Return the lines from the one that contains "Write a Python" through the one that contains "import matplotlib.transforms as mtransforms", both included, exactly as written and with nothing added.

EXCERPTED RECORDS:
-.-.-

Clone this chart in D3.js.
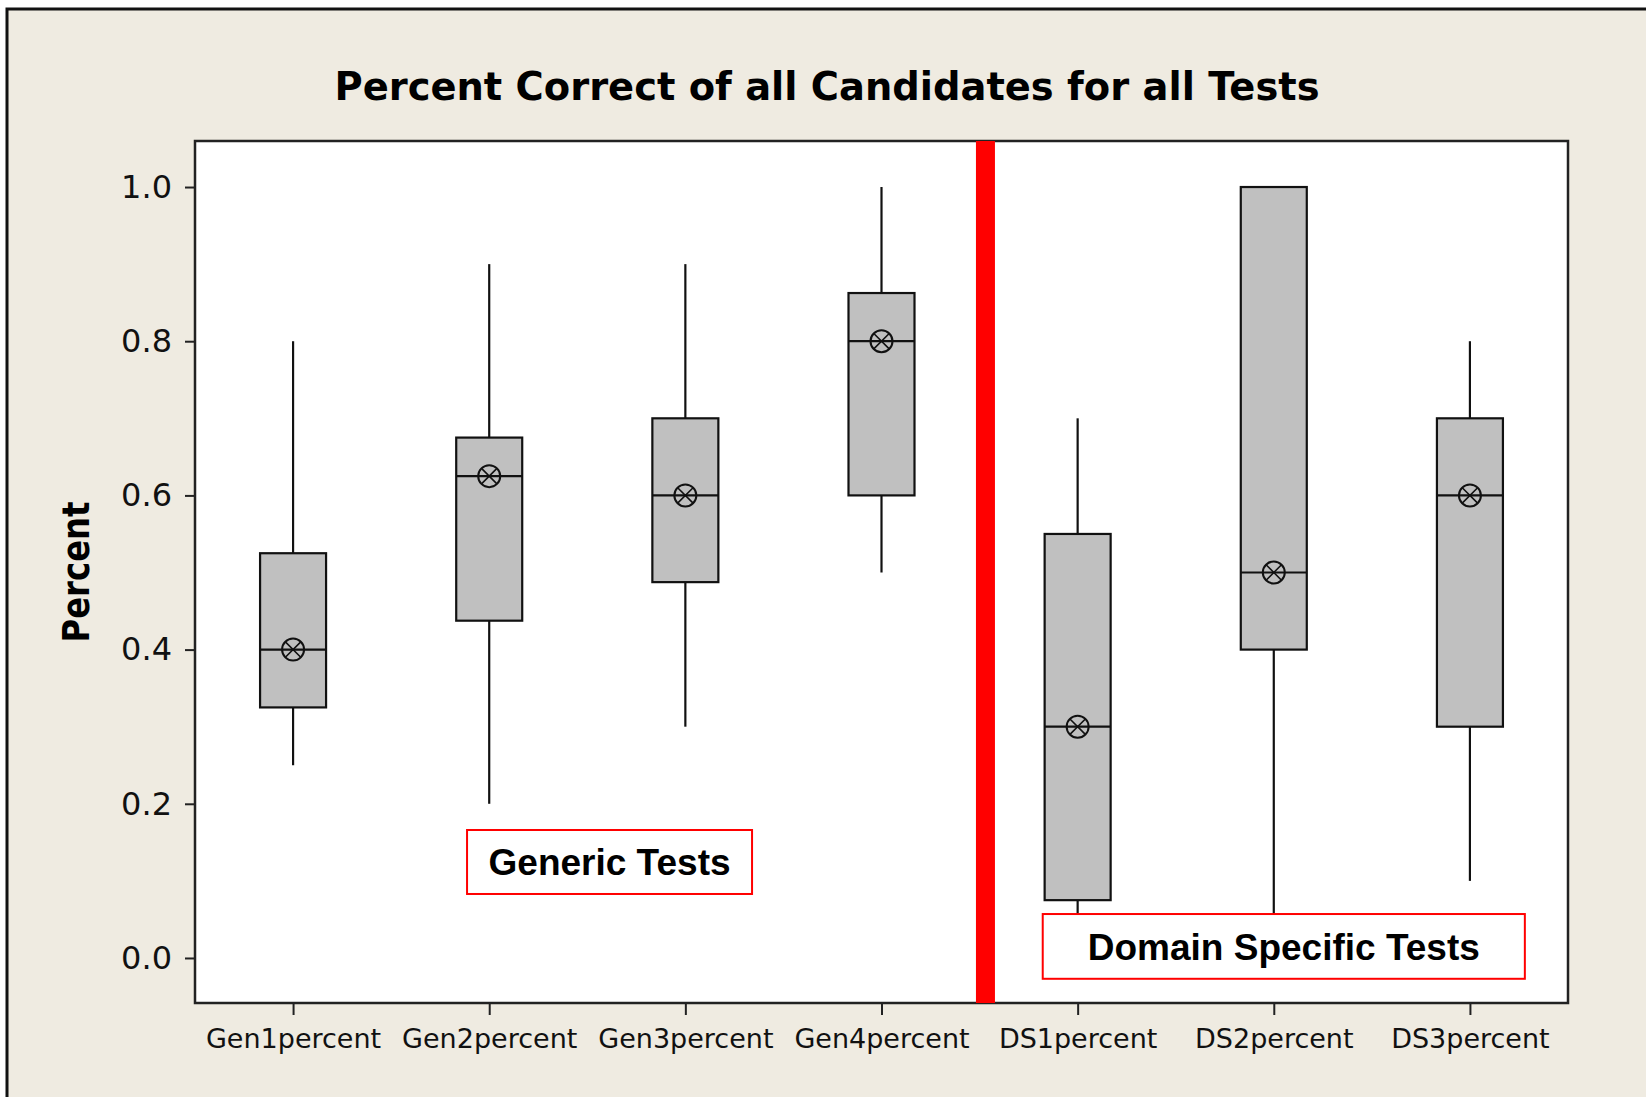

-.-.-

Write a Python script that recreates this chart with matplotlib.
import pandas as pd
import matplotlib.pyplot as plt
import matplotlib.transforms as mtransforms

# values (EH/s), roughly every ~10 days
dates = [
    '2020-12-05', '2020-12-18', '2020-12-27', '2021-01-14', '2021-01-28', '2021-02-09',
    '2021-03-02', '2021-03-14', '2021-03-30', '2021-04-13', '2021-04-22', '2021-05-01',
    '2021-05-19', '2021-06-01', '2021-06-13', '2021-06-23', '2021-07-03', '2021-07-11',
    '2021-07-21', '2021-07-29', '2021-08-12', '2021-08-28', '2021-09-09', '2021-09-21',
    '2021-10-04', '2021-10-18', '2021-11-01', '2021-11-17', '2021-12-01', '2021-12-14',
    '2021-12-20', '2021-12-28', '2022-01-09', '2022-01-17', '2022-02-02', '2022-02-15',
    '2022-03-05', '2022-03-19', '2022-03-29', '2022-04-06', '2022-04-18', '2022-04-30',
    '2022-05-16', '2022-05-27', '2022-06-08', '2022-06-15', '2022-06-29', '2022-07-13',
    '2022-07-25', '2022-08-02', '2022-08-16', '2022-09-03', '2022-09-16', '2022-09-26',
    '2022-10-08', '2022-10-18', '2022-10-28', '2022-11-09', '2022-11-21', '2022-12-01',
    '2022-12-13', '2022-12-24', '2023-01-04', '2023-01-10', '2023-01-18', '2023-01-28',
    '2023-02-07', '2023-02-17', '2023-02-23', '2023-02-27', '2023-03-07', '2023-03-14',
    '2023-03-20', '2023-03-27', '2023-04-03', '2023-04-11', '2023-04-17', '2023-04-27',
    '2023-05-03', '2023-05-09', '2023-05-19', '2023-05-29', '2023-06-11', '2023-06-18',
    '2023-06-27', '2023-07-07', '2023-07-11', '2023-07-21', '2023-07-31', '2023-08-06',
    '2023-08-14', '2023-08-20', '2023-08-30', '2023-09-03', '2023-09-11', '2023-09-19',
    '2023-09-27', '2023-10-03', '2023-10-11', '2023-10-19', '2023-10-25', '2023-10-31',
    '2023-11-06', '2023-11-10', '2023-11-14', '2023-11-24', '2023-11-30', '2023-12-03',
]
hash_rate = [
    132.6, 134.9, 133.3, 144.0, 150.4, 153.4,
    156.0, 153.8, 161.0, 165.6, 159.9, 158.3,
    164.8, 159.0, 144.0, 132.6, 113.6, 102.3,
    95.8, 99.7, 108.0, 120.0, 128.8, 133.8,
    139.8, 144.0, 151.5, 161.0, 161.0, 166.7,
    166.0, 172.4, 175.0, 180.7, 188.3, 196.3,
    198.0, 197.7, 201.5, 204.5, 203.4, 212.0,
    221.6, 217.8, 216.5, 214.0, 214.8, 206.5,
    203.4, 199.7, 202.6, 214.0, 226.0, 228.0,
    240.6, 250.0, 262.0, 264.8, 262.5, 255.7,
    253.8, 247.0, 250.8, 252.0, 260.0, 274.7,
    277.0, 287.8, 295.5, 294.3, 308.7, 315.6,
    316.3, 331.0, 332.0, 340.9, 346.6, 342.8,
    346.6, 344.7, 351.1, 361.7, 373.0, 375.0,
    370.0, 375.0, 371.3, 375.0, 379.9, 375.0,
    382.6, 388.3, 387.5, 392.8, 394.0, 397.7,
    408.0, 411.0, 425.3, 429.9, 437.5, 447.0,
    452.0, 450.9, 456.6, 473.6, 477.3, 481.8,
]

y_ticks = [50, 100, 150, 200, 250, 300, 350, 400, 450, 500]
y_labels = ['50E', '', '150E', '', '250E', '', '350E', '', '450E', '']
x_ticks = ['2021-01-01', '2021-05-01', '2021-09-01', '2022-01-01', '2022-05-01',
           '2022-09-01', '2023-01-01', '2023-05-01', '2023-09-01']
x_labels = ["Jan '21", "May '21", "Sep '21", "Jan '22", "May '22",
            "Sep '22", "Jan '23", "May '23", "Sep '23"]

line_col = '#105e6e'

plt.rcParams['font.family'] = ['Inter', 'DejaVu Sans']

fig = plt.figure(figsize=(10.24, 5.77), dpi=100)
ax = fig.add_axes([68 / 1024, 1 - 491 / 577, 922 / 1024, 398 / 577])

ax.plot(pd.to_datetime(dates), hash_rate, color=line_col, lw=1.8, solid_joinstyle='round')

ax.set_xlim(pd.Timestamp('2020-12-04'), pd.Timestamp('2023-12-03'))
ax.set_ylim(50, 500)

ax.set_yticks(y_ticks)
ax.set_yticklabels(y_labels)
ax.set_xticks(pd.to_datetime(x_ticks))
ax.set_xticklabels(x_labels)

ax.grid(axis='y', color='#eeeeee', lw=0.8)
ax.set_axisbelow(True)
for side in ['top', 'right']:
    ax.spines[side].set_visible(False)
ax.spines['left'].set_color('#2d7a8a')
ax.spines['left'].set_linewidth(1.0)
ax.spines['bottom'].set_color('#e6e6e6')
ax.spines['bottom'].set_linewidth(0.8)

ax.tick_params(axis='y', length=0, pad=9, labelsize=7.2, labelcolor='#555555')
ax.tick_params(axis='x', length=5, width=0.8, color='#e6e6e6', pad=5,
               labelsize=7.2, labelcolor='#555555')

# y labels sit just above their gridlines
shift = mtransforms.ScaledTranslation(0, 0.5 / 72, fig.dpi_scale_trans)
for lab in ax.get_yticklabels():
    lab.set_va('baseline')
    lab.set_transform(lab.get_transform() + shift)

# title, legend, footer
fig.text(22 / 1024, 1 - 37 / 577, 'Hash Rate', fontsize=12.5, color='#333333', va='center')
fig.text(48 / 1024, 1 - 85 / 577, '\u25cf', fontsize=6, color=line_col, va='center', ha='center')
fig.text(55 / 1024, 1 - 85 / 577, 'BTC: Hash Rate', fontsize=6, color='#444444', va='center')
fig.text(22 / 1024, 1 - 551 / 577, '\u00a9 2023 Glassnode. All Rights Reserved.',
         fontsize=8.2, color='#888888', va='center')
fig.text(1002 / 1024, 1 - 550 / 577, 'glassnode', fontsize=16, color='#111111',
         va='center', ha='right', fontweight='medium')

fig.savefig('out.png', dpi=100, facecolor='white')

-.-.-

THE ANSWER:
Write a Python script that recreates this chart with matplotlib.
import pandas as pd
import matplotlib.pyplot as plt
import matplotlib.transforms as mtransforms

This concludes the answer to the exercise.